## Dataset extract
++++++++++++++++++++

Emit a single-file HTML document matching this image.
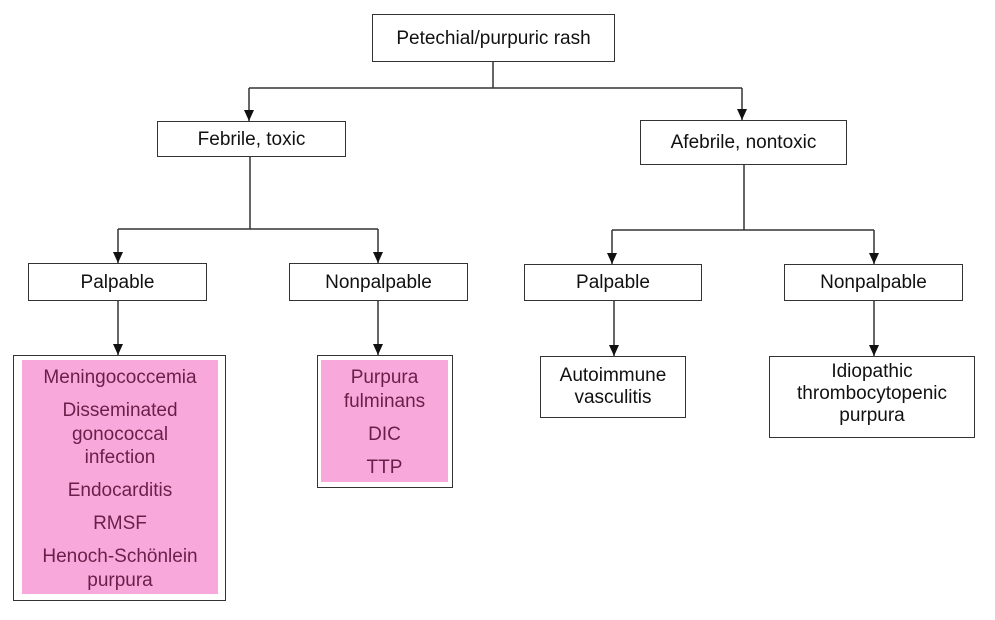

++++++++++++++++++++

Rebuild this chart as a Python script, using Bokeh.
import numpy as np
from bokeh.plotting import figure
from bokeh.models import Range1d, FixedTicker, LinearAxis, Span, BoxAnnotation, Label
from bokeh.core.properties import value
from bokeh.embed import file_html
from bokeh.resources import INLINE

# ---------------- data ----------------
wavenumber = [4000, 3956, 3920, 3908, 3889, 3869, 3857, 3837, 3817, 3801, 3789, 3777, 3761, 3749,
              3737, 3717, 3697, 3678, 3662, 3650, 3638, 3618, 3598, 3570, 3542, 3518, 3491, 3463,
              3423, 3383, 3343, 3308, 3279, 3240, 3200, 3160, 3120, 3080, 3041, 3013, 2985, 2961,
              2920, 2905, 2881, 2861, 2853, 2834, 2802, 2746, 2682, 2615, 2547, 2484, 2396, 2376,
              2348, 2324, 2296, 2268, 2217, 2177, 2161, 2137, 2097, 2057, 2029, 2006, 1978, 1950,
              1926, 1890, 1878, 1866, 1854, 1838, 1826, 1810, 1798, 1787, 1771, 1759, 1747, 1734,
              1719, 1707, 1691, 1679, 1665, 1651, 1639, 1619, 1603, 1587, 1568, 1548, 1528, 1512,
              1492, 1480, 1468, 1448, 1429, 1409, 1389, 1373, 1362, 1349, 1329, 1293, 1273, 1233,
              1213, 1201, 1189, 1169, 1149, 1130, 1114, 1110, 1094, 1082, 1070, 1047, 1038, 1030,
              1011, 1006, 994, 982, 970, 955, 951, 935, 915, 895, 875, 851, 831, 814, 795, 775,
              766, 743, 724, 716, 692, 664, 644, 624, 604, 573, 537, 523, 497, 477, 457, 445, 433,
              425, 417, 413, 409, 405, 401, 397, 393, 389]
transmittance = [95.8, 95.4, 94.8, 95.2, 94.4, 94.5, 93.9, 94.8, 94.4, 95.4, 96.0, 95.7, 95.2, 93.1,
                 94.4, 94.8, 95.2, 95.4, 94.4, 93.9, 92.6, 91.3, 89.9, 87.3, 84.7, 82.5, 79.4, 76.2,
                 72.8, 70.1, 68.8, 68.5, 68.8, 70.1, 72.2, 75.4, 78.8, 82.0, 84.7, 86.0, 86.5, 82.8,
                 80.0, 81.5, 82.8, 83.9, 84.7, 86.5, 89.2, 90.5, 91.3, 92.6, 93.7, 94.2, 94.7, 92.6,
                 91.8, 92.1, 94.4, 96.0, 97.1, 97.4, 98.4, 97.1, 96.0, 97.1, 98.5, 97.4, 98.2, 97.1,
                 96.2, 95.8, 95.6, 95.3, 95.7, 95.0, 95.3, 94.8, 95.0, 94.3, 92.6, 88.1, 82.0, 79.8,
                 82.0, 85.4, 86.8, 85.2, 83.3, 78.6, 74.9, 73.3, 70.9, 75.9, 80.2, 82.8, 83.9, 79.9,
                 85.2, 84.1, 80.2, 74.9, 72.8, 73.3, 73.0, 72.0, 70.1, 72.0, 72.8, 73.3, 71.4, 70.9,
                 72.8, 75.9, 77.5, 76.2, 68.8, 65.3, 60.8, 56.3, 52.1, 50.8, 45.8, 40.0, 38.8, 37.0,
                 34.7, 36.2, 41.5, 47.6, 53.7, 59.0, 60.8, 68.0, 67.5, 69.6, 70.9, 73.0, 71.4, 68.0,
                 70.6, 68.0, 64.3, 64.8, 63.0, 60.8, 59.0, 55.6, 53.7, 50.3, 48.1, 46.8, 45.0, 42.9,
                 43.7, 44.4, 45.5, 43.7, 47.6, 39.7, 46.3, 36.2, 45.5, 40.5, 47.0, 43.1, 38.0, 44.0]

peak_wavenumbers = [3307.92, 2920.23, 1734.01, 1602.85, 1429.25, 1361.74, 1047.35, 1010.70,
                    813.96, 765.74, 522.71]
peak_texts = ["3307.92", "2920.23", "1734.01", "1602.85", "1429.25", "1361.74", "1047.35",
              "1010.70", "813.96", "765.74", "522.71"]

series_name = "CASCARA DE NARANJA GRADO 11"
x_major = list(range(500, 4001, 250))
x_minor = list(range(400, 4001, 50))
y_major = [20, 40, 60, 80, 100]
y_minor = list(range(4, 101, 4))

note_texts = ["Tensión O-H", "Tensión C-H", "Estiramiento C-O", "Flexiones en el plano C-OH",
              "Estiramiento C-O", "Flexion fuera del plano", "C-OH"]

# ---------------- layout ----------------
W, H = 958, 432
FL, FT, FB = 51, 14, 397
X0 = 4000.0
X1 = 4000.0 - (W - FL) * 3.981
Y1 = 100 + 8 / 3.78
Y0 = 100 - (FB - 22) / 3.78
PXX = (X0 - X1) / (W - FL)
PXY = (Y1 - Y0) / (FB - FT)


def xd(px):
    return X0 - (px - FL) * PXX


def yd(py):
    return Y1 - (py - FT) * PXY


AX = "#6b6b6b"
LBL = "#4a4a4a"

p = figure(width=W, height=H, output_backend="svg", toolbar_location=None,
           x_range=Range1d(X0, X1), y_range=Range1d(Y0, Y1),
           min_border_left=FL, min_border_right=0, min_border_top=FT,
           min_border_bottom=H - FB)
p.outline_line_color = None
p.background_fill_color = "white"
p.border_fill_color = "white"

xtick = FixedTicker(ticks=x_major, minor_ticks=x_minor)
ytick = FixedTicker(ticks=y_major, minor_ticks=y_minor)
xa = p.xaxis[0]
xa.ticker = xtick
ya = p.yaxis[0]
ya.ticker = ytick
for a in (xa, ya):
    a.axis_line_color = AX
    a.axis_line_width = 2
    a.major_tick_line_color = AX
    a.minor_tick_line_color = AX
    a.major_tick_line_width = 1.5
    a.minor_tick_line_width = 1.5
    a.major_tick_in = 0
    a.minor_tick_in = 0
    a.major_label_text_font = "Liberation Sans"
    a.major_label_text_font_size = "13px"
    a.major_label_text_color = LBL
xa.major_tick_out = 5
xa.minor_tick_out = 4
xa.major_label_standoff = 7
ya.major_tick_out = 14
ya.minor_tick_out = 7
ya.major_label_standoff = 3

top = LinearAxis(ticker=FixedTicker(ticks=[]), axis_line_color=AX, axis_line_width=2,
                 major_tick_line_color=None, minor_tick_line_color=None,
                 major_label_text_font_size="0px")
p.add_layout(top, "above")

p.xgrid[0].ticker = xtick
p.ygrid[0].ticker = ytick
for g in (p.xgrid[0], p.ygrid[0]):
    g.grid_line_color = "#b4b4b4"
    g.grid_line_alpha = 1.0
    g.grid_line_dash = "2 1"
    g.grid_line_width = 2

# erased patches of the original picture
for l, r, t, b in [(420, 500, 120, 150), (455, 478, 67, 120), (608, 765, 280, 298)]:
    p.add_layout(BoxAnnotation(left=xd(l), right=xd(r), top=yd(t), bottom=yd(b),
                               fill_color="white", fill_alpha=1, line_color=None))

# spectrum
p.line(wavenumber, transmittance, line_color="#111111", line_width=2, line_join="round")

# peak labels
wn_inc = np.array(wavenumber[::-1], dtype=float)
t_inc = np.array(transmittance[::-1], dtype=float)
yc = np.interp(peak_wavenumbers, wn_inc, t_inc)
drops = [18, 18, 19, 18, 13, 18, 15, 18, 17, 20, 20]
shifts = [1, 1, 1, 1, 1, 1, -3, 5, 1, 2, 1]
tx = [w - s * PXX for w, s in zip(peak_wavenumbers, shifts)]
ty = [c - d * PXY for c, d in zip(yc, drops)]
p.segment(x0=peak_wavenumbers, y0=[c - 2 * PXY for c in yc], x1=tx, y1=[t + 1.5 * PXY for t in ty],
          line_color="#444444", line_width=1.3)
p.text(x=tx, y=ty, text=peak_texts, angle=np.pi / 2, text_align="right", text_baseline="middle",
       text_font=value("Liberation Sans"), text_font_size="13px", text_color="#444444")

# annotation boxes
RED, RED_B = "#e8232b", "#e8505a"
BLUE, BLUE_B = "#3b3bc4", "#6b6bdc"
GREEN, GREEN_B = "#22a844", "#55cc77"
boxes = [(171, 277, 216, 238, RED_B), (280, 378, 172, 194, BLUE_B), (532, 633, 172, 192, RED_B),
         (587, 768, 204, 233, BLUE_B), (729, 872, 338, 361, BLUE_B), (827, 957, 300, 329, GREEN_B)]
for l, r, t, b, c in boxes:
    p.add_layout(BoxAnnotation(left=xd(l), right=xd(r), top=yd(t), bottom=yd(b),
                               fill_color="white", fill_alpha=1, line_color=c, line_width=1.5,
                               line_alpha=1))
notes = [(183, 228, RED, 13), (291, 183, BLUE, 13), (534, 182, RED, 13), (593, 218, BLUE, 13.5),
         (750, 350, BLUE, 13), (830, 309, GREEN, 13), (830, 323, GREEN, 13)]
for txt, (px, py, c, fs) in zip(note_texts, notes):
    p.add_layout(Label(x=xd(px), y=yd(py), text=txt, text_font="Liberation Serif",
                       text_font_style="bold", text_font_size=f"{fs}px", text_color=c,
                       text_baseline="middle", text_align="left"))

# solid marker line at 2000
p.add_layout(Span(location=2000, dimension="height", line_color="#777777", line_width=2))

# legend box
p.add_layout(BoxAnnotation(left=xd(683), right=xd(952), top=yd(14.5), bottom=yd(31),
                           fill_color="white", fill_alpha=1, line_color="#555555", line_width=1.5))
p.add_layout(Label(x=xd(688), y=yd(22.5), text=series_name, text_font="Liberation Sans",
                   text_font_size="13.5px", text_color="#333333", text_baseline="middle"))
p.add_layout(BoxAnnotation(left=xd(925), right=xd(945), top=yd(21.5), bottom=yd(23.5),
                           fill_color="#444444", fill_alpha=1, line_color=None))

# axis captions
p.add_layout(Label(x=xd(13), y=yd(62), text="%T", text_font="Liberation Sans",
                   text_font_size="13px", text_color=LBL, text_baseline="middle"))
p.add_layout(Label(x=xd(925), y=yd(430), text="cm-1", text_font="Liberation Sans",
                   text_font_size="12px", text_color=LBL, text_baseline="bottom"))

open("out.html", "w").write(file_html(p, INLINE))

++++++++++++++++++++

## Task requirements
Only the lines from the one holding "Rebuild this chart" through the one holding "from bokeh.resources import INLINE" are wanted; retype them exactly.

## Correct output
Rebuild this chart as a Python script, using Bokeh.
import numpy as np
from bokeh.plotting import figure
from bokeh.models import Range1d, FixedTicker, LinearAxis, Span, BoxAnnotation, Label
from bokeh.core.properties import value
from bokeh.embed import file_html
from bokeh.resources import INLINE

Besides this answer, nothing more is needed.